First contacts between the Kingdom of Libya and Francoist Spain after the 1951 Libyan independence began to develop after King Idris paid a visit to Spain in 1953.

By means of the exchange of ambassadors, Spain and Libya established full diplomatic relations on 14 January 1961. Cooperation in the energy sector ensued.

Following the 1969 coup d'etat in Libya and the ascension of Muammar Gaddafi to power, a pragmatic Spain had no problem to continue with the ongoing relations, in the overarching frame of Spanish neutrality towards the struggle between Conservative Arab monarchies and Pan-Arabist rulers taking place within the Arab League, although it did not take long for disagreements to emerge between the two countries over the timetable for the Spanish decolonisation of Western Sahara, and Libya eventually came to provide financial funding to the Polisario Front after 1973.

Nonetheless, a 1972 visit to Libya by Spanish Foreign Minister Gregorio López Bravo consolidated existing relations, confirming Libya as a leading energy provider, a circumstance that eventually proved to be a major coup for the Spanish diplomacy in the context of the oil embargo by Arab countries (and ensuing energy crisis) on many Western countries on the wake of Israeli victory in the Yom Kippur War in 1973.
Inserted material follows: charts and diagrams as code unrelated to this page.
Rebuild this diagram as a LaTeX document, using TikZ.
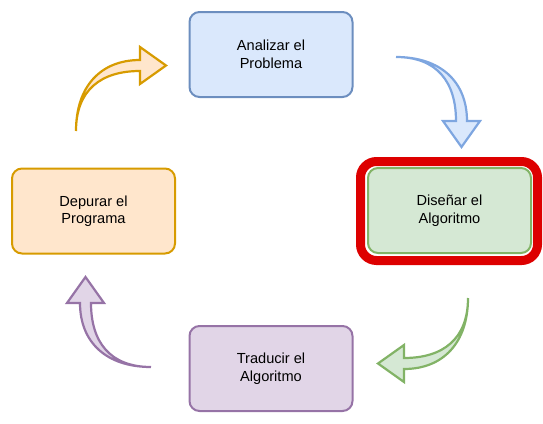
\documentclass[tikz,border=0pt]{standalone}
\usepackage{fontspec}
\setmainfont{Liberation Sans}
\definecolor{bluefill}{HTML}{DAE8FC}
\definecolor{bluedraw}{HTML}{6C8EBF}
\definecolor{bluearrow}{HTML}{7EA6E0}
\definecolor{greenfill}{HTML}{D5E8D4}
\definecolor{greendraw}{HTML}{82B366}
\definecolor{orangefill}{HTML}{FFE6CC}
\definecolor{orangedraw}{HTML}{D79B00}
\definecolor{purplefill}{HTML}{E1D5E7}
\definecolor{purpledraw}{HTML}{9673A6}
\definecolor{ringred}{HTML}{DD0000}
\tikzset{
  stepbox/.style={rectangle, rounded corners=10pt, line width=2pt,
    minimum width=163pt, minimum height=85pt, inner sep=0pt, align=center,
    font=\fontsize{14.6}{17.5}\selectfont},
  jumparrow/.style={line width=2.2pt, line join=miter},
}
\newcommand{\jumpshape}[1]{%
  \path[jumparrow,#1] (0,0) .. controls (0,-41) and (25,-60) .. (64,-60)
    -- (64,-47) -- (90,-65.5) -- (64,-84) -- (64,-71)
    .. controls (25,-71) and (0,-45) .. (0,0) -- cycle;}
\begin{document}
\begin{tikzpicture}[x=1pt,y=-1pt]
\useasboundingbox (0,0) rectangle (543,423);
% highlight ring
\node[rectangle, rounded corners=16pt, line width=9pt, draw=ringred, fill=white,
  minimum width=177pt, minimum height=99pt, inner sep=0pt] (ring) at (449,211) {};
% boxes
\node[stepbox, fill=bluefill, draw=bluedraw] (analizar) at (271,54.5) {Analizar el\\Problema};
\node[stepbox, fill=greenfill, draw=greendraw] (disenar) at (449.5,210.5) {Diseñar el\\Algoritmo};
\node[stepbox, fill=purplefill, draw=purpledraw] (traducir) at (271,368.5) {Traducir el\\Algoritmo};
\node[stepbox, fill=orangefill, draw=orangedraw] (depurar) at (93.5,211) {Depurar el\\Programa};
% curved jump-in arrows
\begin{scope}[shift={(76,131)}]
  \jumpshape{fill=orangefill, draw=orangedraw}
\end{scope}
\begin{scope}[shift={(396,57)}, rotate=-90]
  \jumpshape{fill=bluefill, draw=bluearrow}
\end{scope}
\begin{scope}[shift={(468,298)}, rotate=180]
  \jumpshape{fill=greenfill, draw=greendraw}
\end{scope}
\begin{scope}[shift={(151,367)}, rotate=90]
  \jumpshape{fill=purplefill, draw=purpledraw}
\end{scope}
\end{tikzpicture}
\end{document}
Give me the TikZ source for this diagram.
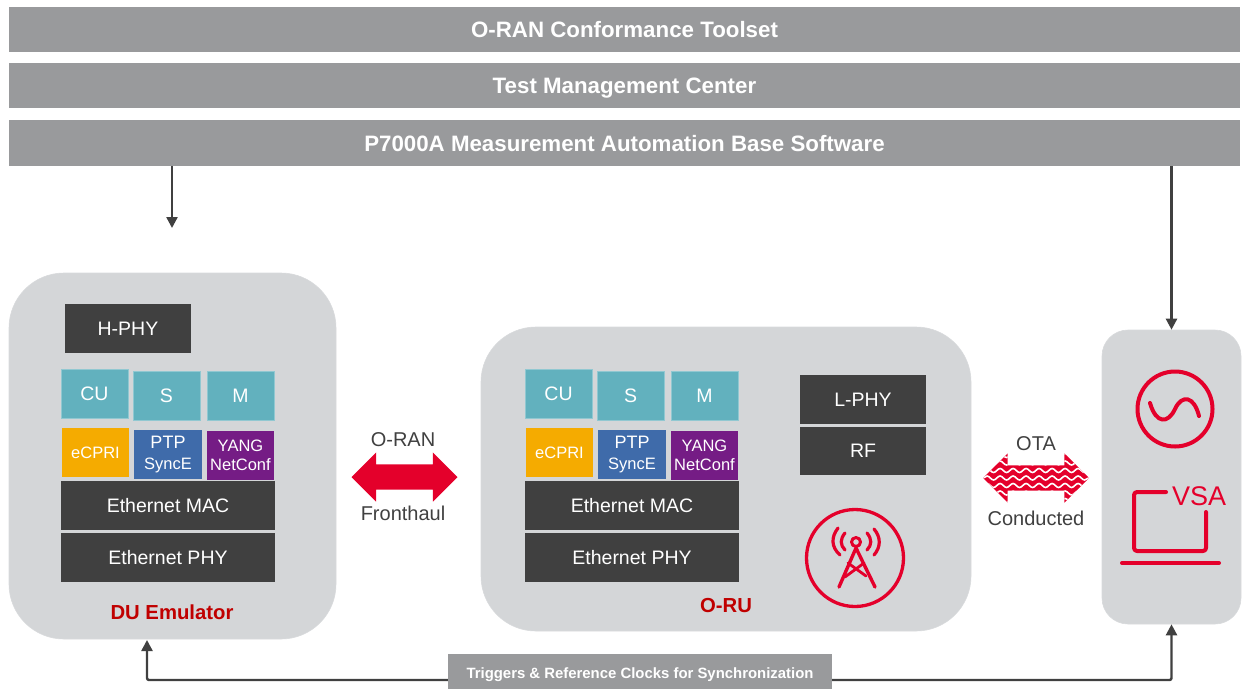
\documentclass[tikz,border=0pt]{standalone}
\usepackage{fontspec}
\setmainfont{Liberation Sans}
\usetikzlibrary{positioning,arrows.meta,shapes.arrows,decorations.pathmorphing}
\definecolor{bargray}{HTML}{999A9C}
\definecolor{panelgray}{HTML}{D4D6D8}
\definecolor{chipdark}{HTML}{404040}
\definecolor{chipteal}{HTML}{62B1BE}
\definecolor{chiporange}{HTML}{F5AB00}
\definecolor{chipblue}{HTML}{3F6BAA}
\definecolor{chippurple}{HTML}{751C85}
\definecolor{iconred}{HTML}{E4002B}
\definecolor{labelred}{HTML}{C00000}
\newcommand{\fs}[1]{\fontsize{#1}{#1}\selectfont}
\tikzset{
	topbar/.style={fill=bargray,text=white,inner sep=0pt,minimum width=1231pt,text height=16pt,text depth=0pt,font=\fs{22.3}\bfseries},
	panel/.style={fill=panelgray,draw=panelgray!90!white,line width=.6pt,inner sep=0pt},
	chip/.style={text=white,inner sep=0pt,align=center,minimum width=67pt,minimum height=49pt,font=\fs{19.5}},
	teal/.style={chip,fill=chipteal,draw=chipteal!70!white,line width=.5pt},
	small/.style={chip,font=\fs{16.5}},
	dark/.style={chip,fill=chipdark},
	caption/.style={inner sep=0pt,text=chipdark,font=\fs{20}},
	title/.style={inner sep=0pt,text=labelred,font=\fs{20.3}\bfseries},
	flow/.style={draw=chipdark,line width=2.4pt,-{Triangle[length=11pt,width=11pt]}},
	icon/.style={draw=iconred,line width=4pt,line cap=round,line join=round},
	fat/.style={double arrow,inner sep=0pt,text height=25pt,text depth=0pt,text width=0pt,double arrow head extend=12pt,minimum height=106pt}
}
\begin{document}
\begin{tikzpicture}[x=1pt,y=-1pt]
	\useasboundingbox (0,0) rectangle (1244,689);
	\node[topbar,minimum height=45pt] (suiteBar) at (624.5,29.5) {O-RAN Conformance Toolset};
	\node[topbar,minimum height=45pt] (centerBar) at (624.5,85.5) {Test Management Center};
	\node[topbar,minimum height=46pt] (baseBar) at (624.5,143) {P7000A Measurement Automation Base Software};

	\node[panel,minimum width=327pt,minimum height=366pt,rounded corners=55pt] (duBox) at (172.5,456) {};
	\node[panel,minimum width=490pt,minimum height=304pt,rounded corners=55pt] (ruBox) at (726,479) {};
	\node[panel,minimum width=139pt,minimum height=294pt,rounded corners=26pt] (vsaBox) at (1171.5,477) {};

	\node[dark,minimum width=126pt] (duHphy) at (128,328.5) {H-PHY};
	% the same stack in both boxes
	\foreach \dx/\pre in {0/du,464/ru}{
		\begin{scope}[xshift=\dx pt]
			\node[teal] (\pre Cu) at (94.5,393.5) {CU};
			\node[teal] (\pre S) at (166.5,395.5) {S};
			\node[teal] (\pre M) at (240.5,395.5) {M};
			\node[small,fill=chiporange] (\pre Ecpri) at (95.5,452.5) {eCPRI};
			\node[small,fill=chipblue,minimum width=68pt] (\pre Ptp) at (168,454.5) {{\fs{18}PTP}\\[4pt]SyncE};
			\node[small,fill=chippurple] (\pre Yang) at (240.5,455.5) {YANG\\[3pt]NetConf};
			\node[dark,minimum width=214pt] (\pre Mac) at (168,505.5) {Ethernet MAC};
			\node[dark,minimum width=214pt] (\pre Phy) at (168,557.5) {Ethernet PHY};
		\end{scope}
	}
	\node[dark,minimum width=126pt] (ruLphy) at (863,399.5) {L-PHY};
	\node[dark,minimum width=126pt,minimum height=48pt] (ruRf) at (863,451) {RF};
	\node[title] (duTitle) at (172,612) {DU Emulator};
	\node[title] (ruTitle) at (726,605) {O-RU};

	\node[fat,fill=iconred] (fhArrow) at (404.5,477) {};
	\node[caption] (fhTop) at ([xshift=-1.5pt,yshift=37pt]fhArrow.center) {O-RAN};
	\node[caption] (fhBottom) at ([xshift=-1.5pt,yshift=-36pt]fhArrow.center) {Fronthaul};
	\node[fat,fill=iconred,path picture={
		\foreach \k in {-3,...,3}
			\draw[white,line width=1.6pt,decorate,decoration={snake,segment length=13pt,amplitude=2pt}]
				([yshift=\k*7.5pt]path picture bounding box.west) -- ([yshift=\k*7.5pt]path picture bounding box.east);
	}] (otaArrow) at (1036,478) {};
	\node[caption] (otaTop) at ([yshift=34pt]otaArrow.center) {OTA};
	\node[caption] (otaBottom) at ([yshift=-40pt]otaArrow.center) {Conducted};

	% icons
	\node[icon,line width=3.3pt,circle,inner sep=0pt,minimum size=97pt] (towerRing) at (855,558) {};
	\node[icon,line width=3pt,circle,inner sep=0pt,minimum size=9pt] (towerTop) at (856,542) {};
	\draw[icon,line width=3.4pt] (839,587) -- (towerTop.south) -- (875,587);
	\draw[icon,line width=2.8pt] (848,563) -- (866,576) (864,563) -- (845,577);
	\draw[icon,line width=3.2pt] (838,528) .. controls (831,537) and (831,547) .. (840,555);
	\draw[icon,line width=3.2pt] (845,533) .. controls (840,539) and (840,545) .. (845,550);
	\draw[icon,line width=3.2pt] (874,529) .. controls (881,537) and (881,547) .. (874,555);
	\draw[icon,line width=3.2pt] (867,533) .. controls (872,539) and (872,545) .. (867,550);
	\node[icon,circle,inner sep=0pt,minimum size=75pt] (sineRing) at (1175,409) {};
	\draw[icon] (1150,403) .. controls (1156,424) and (1168,424) .. (1175,409) .. controls (1182,394) and (1194,396) .. (1199,416);
	\draw[icon,rounded corners=3pt] (1166,492) -- (1134,492) -- (1134,551) -- (1206,551) -- (1206,512);
	\draw[icon] (1122,563) -- (1219,563);
	\node[inner sep=0pt,text=iconred,font=\fs{27}] (vsaLabel) at (1199,496) {VSA};

	% connectors
	\coordinate (duIn) at (172,228);
	\draw[flow] (baseBar.south -| duIn) -- (duIn);
	\draw[flow] (baseBar.south -| vsaBox.north) -- (vsaBox.north);
	\node[fill=bargray,text=white,inner sep=0pt,minimum width=384pt,minimum height=35pt,text height=14.5pt,text depth=0pt,font=\fs{14.9}\bfseries] (syncBox) at (640,671.5) {Triggers \& Reference Clocks for Synchronization};
	\coordinate (duFoot) at (147,640);
	\draw[flow,rounded corners=2pt] (syncBox.west |- 0,680) -| (duFoot);
	\draw[flow,rounded corners=2pt] (syncBox.east |- 0,680) -| (vsaBox.south);
\end{tikzpicture}
\end{document}
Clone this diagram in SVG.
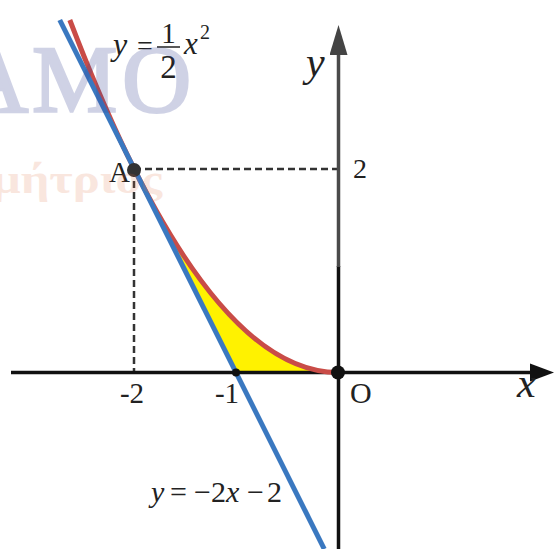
<svg xmlns="http://www.w3.org/2000/svg" width="554" height="549" viewBox="0 0 554 549">
<style>
text{font-family:"Liberation Serif","Times New Roman",serif;fill:#222}
.it{font-style:italic}
.dash{stroke:#333;stroke-width:2.5;stroke-dasharray:7 4;fill:none}
</style>
<defs>
<marker id="arrX" markerUnits="userSpaceOnUse" markerWidth="24" markerHeight="20" refX="2" refY="9" orient="auto" viewBox="0 0 24 18">
<path d="M0,0 L24,9 L0,18 Z" fill="#111"/>
</marker>
<marker id="arrY" markerUnits="userSpaceOnUse" markerWidth="30" markerHeight="18" refX="2" refY="9" orient="auto" viewBox="0 0 30 18">
<path d="M0,0 L30,9 L0,18 Z" fill="#444"/>
</marker>
</defs>
<rect width="554" height="549" fill="#fff"/>

<g id="region">
<path d="M134,168.5 Q236,372.5 338,372.5 L236,372.5 Z" fill="#fff200"/>
</g>

<g id="guides">
<line class="dash" x1="134" y1="169" x2="338" y2="169"/>
<line class="dash" x1="134" y1="170" x2="134" y2="372"/>
</g>

<g id="axes">
<line x1="11" y1="372.5" x2="532" y2="372.5" stroke="#111" stroke-width="3.5" marker-end="url(#arrX)"/>
<line x1="338.5" y1="549" x2="338.5" y2="266" stroke="#111" stroke-width="3.5"/>
<line x1="338.5" y1="267" x2="338.5" y2="53" stroke="#4a4a4a" stroke-width="3.5" marker-end="url(#arrY)"/>
</g>

<g id="parabola">
<path d="M69.8,20 Q203.9,372.5 338,372.5" fill="none" stroke="#c94c47" stroke-width="5"/>
</g>
<g id="tangent">
<line x1="59.75" y1="20" x2="324.25" y2="549" stroke="#3a78c0" stroke-width="5"/>
</g>

<g id="points">
<circle cx="134" cy="170" r="7" fill="#333"/>
<circle cx="338" cy="372.5" r="7" fill="#111"/>
<circle cx="236" cy="372.5" r="4" fill="#111"/>
</g>

<g id="labels">
<text x="306" y="76" font-size="42" class="it">y</text>
<text x="517" y="397" font-size="42" class="it">x</text>
<text x="353" y="178" font-size="28">2</text>
<text x="132" y="403" font-size="29" text-anchor="middle">-2</text>
<text x="227" y="403" font-size="29" text-anchor="middle">-1</text>
<text x="350" y="403" font-size="30">O</text>
<text x="109" y="182" font-size="29">A</text>

<g id="eq1">
<text x="113" y="55" font-size="32" class="it">y</text>
<text x="137" y="55" font-size="28">=</text>
<line x1="157" y1="47" x2="180" y2="47" stroke="#222" stroke-width="1.5"/>
<text x="168.5" y="43" font-size="29" text-anchor="middle">1</text>
<text x="168.5" y="78" font-size="33" text-anchor="middle">2</text>
<text x="184" y="54" font-size="31" class="it">x</text>
<text x="200" y="39" font-size="20">2</text>
</g>

<g id="eq2">
<text x="151" y="502" font-size="30" class="it">y</text>
<text x="170" y="502" font-size="30">=</text>
<text x="194" y="502" font-size="30">−2</text>
<text x="226" y="502" font-size="30" class="it">x</text>
<text x="247" y="502" font-size="30">−</text>
<text x="267" y="502" font-size="30">2</text>
</g>
</g>

<g id="watermark">
<text y="112" font-size="96" opacity="0.24" stroke="#3c4696" stroke-width="2.5" style="fill:#3c4696"><tspan x="-41">A</tspan><tspan x="32">M</tspan><tspan x="122">O</tspan></text>
<text x="-8" y="193" font-size="42" font-weight="bold" textLength="170" lengthAdjust="spacingAndGlyphs" opacity="0.17" style="fill:#e07040">μήτριος</text>
</g>
</svg>
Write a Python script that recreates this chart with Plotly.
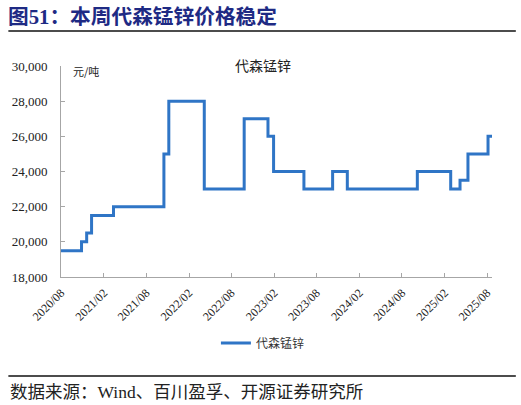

Relations were strained in the 1980s, and there were various Libyan interference attempts in Spanish domestic politics, by providing logistic support to a number of political groups. Gaddafi had expected the new PSOE government to remove Spain from NATO membership after it came to power in 1982 and, shortly afterwards the 1986 referendum on the matter, he threatened Spain and Italy with military retaliation in case Libya was attacked.

In 2004, a timid normalization of Libya's relations with the international community began.

In 2011, Spain was one of the first countries to position itself in favor of the 17 February revolution, actively supporting it in the political and humanitarian assistance fields. In the political arena, Spain recognized in March 2011 the Transitional National Council, provisional government, and a month later moved a special envoy to Benghazi; he was a member of the "Group of friends of Libya" and participated in the operation of NATO in defense of the Libyan people. The Minister of Foreign Affairs and Cooperation, Trinidad Jiménez, traveled to Benghazi in June 2011, when military conflict had not yet come to an end.

After the beginning of the political transition in Libya, Spain has sought to relaunch bilateral relations by showing its willingness to accompany Libya in the democratization process. With this objective, the Minister of Foreign Affairs and Cooperation José Manuel García-Margallo, accompanied by the Minister of Development Ana Pastor, visited Tripoli on 16 and 17 December 2012 to convey a message of support from the Spanish government to the new Libyan authorities, and to boost economic and business relations between the countries.

After 2014, the Spanish diplomatic mission to Libya operated from Tunisia. On 3 June 2021, on the wake of his official visit to Libya to endorse the process for political transition and reconstruction in the country, Spanish Prime Minister Pedro Sánchez met with provisional Prime Minister Abdul Hamid Dbeibeh (GNU) and presided over the re-opening of the embassy in Tripoli (which would facilitate the issuance of Schengen visas to Libyan citizens).

The Spanish Civil Guard intercepts about ten military vessels bound for Benghazi in August 2025, in the port of Ceuta, a Spanish enclave in Morocco.

Spanish exports to Libya increased by 114.6% in August 2026, and Libyan imports into Spain by 66.8%.

== Cooperation ==

In the cultural field, the promotion of Spanish culture and language stands out, with the creation of a Spanish reading place at the University of Tripoli in the 2013–2014 academic year.